The performance, let me say first of all, is here played with both boldness and refinement. One is most disconcerted by the Scherzo where the missing piano is most acutely felt. But if one submits to the allure of the all-string textures then one will perhaps agree with Ernest Newman who went on record that in his view “the musical thinking finds its true correlative in the pure string texture.” I think that’s a true and felicitously expressed perception.
 
Joseph Miroslav Weber was born in Prague in 1854. He studied violin and organ there and subsequently became solo violinist in Sondershausen in Thuringia. Conducting also claimed him – Prague once more and elsewhere throughout Austro-Hungary. In 1883 he became Kapellmeister in Wiesbaden and a decade later found him relinquishing conductorial duties as second Konzertmeister of the Munich court orchestra – a prestige appointment. In 1901 he became first Konzertmeister, a position he held until his death five years later.
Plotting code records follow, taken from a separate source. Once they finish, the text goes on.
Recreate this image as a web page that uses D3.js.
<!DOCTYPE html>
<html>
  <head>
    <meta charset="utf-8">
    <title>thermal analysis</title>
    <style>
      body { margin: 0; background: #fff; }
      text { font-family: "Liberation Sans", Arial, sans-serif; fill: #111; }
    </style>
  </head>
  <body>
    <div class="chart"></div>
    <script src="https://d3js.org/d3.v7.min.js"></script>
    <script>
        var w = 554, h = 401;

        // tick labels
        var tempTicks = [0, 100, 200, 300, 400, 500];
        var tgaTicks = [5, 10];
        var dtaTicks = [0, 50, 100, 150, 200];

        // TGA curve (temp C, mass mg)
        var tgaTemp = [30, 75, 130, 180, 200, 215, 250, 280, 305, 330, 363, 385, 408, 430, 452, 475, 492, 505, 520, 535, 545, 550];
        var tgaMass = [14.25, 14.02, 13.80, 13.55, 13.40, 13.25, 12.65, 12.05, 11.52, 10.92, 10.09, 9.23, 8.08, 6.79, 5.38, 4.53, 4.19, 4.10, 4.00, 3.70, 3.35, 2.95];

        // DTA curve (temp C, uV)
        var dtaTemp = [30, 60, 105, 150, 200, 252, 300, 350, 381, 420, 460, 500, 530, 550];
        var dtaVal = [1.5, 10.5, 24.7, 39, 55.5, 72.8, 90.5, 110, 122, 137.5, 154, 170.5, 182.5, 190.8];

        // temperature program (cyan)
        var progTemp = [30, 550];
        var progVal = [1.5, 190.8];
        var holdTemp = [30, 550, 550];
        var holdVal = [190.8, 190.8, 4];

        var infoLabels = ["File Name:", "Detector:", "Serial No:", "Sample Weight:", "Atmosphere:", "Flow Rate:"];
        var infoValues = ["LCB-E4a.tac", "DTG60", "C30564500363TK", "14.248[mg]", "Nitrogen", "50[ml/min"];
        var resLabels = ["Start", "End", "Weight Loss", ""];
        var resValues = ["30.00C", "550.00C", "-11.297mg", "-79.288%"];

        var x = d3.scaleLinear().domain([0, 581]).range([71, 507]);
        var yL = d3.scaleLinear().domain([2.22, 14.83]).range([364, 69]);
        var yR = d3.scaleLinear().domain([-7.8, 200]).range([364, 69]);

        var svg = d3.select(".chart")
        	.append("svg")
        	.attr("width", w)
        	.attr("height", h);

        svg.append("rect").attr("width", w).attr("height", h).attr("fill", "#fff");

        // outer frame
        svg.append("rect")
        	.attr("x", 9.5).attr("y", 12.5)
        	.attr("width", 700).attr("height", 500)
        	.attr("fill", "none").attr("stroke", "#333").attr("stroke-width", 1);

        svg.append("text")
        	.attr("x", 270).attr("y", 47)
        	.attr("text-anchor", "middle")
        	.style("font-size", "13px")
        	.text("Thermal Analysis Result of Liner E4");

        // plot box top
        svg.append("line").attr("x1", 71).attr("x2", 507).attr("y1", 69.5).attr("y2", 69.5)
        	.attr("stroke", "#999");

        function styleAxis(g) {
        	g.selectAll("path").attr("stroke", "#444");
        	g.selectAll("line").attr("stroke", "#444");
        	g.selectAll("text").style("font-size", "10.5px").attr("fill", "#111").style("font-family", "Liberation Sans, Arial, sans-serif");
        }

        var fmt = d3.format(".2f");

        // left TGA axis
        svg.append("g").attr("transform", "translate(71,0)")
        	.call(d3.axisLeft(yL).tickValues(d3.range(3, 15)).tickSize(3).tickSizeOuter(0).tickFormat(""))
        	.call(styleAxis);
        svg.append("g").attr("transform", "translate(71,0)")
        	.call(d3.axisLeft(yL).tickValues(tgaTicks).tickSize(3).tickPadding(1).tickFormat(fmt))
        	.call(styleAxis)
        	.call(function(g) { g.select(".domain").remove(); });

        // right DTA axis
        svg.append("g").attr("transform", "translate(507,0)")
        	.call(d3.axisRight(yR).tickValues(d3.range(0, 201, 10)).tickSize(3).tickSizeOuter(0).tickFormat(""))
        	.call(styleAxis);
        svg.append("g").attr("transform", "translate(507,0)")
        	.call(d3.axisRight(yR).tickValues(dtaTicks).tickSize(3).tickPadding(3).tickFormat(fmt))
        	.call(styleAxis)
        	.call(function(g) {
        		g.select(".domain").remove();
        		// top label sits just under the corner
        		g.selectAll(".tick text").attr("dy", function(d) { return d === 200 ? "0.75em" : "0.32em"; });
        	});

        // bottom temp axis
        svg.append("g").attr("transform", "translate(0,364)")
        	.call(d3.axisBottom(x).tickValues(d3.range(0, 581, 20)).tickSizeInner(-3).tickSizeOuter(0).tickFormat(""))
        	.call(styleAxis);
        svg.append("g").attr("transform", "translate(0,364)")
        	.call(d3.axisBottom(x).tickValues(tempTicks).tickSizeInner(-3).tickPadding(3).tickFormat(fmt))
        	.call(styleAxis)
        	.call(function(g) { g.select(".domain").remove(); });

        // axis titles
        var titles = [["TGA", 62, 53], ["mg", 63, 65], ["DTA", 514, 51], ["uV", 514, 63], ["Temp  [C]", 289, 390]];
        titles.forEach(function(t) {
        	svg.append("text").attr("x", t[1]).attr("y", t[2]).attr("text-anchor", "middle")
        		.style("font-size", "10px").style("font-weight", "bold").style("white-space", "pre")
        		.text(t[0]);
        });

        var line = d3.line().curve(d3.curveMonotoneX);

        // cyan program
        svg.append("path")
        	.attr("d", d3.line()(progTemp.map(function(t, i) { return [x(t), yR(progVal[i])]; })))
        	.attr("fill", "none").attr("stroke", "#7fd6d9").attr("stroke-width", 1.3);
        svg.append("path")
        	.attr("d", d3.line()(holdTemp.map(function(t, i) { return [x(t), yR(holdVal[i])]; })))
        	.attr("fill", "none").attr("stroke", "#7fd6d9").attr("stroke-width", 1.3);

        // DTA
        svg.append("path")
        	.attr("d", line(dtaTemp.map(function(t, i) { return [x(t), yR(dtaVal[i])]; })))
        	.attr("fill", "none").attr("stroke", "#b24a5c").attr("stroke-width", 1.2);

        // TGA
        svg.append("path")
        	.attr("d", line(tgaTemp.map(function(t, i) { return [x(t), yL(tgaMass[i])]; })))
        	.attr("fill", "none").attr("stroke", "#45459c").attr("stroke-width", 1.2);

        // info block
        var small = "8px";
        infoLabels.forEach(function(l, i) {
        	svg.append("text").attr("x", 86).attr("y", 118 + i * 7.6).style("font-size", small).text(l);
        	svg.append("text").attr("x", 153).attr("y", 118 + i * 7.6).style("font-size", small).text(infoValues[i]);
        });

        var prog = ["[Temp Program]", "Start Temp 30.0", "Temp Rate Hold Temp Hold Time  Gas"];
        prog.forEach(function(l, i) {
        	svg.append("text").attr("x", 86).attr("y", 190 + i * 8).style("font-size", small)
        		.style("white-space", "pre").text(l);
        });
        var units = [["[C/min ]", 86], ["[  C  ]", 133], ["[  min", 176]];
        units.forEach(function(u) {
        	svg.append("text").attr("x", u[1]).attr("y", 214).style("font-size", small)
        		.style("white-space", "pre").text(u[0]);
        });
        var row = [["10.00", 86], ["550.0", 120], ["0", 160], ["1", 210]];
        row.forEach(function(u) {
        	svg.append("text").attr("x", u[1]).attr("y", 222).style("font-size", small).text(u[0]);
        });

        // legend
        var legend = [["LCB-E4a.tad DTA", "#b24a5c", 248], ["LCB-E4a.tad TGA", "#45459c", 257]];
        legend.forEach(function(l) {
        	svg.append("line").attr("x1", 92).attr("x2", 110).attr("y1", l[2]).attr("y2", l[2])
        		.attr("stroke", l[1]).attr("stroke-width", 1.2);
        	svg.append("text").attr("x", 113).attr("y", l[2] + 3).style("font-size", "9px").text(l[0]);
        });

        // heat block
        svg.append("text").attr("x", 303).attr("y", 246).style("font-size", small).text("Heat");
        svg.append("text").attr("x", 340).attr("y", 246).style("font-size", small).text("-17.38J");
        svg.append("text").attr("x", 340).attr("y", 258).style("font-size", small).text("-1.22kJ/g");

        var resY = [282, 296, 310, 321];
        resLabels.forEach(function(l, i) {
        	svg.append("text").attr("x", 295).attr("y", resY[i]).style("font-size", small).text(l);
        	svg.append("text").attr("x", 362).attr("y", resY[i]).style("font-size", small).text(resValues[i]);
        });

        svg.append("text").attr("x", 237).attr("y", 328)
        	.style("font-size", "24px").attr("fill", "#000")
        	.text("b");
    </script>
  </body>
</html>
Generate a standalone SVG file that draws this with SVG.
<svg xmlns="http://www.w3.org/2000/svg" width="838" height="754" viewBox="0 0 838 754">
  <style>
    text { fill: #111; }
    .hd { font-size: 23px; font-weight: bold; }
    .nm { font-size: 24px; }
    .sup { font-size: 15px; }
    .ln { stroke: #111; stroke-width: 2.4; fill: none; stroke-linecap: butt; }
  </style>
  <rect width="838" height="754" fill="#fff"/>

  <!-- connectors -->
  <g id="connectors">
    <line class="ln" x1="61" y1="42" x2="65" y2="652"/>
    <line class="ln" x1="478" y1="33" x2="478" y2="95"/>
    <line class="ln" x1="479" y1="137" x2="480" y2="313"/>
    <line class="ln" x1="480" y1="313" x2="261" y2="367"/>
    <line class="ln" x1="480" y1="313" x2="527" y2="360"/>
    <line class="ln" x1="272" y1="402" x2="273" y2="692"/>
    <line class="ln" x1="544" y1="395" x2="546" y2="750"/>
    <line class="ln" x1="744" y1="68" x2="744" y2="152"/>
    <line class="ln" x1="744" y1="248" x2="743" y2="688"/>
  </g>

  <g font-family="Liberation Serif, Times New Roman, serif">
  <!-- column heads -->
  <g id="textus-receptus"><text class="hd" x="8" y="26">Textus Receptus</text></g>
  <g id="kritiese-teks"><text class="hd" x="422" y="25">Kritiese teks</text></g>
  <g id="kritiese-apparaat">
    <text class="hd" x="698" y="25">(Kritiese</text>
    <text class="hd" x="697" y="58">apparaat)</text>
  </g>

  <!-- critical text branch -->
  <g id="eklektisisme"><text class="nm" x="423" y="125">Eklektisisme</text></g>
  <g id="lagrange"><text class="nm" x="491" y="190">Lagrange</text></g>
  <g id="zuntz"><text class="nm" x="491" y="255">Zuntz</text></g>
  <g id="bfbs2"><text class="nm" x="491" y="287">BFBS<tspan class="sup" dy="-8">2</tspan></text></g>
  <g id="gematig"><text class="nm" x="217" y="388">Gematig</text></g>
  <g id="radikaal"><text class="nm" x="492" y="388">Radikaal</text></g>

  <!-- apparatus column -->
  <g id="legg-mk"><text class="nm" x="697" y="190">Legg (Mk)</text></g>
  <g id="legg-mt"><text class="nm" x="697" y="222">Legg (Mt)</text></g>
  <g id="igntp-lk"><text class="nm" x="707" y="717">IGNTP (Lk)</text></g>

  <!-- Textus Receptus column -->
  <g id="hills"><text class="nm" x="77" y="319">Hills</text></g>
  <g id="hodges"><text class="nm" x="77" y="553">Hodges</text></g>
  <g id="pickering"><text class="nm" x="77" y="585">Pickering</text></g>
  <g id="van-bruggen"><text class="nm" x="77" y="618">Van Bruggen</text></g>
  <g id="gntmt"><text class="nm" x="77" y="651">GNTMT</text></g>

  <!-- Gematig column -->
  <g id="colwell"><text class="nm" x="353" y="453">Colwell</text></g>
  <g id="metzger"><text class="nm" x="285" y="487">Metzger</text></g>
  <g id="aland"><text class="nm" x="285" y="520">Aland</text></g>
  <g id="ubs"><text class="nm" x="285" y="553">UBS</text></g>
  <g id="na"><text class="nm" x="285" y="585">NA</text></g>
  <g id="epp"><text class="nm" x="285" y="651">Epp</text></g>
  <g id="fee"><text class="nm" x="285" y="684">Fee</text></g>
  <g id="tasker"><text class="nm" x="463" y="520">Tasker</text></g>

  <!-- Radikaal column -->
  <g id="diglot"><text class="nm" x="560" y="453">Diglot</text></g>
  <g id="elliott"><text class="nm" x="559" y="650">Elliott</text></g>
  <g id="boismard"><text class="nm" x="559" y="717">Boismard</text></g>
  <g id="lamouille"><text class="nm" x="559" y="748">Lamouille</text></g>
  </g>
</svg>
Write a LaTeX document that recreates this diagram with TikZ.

During these last years he composed, played chamber music and even kept up a correspondence with the young Arnold Schoenberg. 
 
His String Quintet of 1898 is a totally engaging work, from which nothing could deflect me. It’s not a masterpiece but it does fuse certain important strands in central European chamber music – the dictates of structure and melody, songfulness and native rhythmic drive, the assimilation of Bohemian dance patterns and the like. The first movement is the longest and its intriguing superscription “As the Herr “Professors would want to compose” certainly strongly hints at the tensions between academics and more freethinking composers at the time. What’s striking about Weber is how Dvořákian he can sound – not surprising given that he studied in Prague but not necessarily typical of a German-speaking composer of the period. His Czech musical affiliations certainly ran stronger than the superficial elements of an Empire composer might suggest. His control of rhythms, registers and expressive intensities is solid. The evoking of the Obkročak dance in the Scherzo is exciting, laced as it is with drones and chattering, loquacious string figures. Similarly the slow movement is highly expressive; the cello’s winding aria is especially touching and generates delicious warmth. The fresh air of the finale carries with it reminiscences of the scherzo in particular. It makes a satisfying structural platform and Weber’s distribution of texture and melody is highly persuasive. A real find, this, recorded quite close and played with verve and just the right kind of sentiment by this experienced and expert chamber group.
 
You can therefore use this disc to do two things; to discover a vibrant and exciting forgotten composer and to encounter an old friend in new clothes.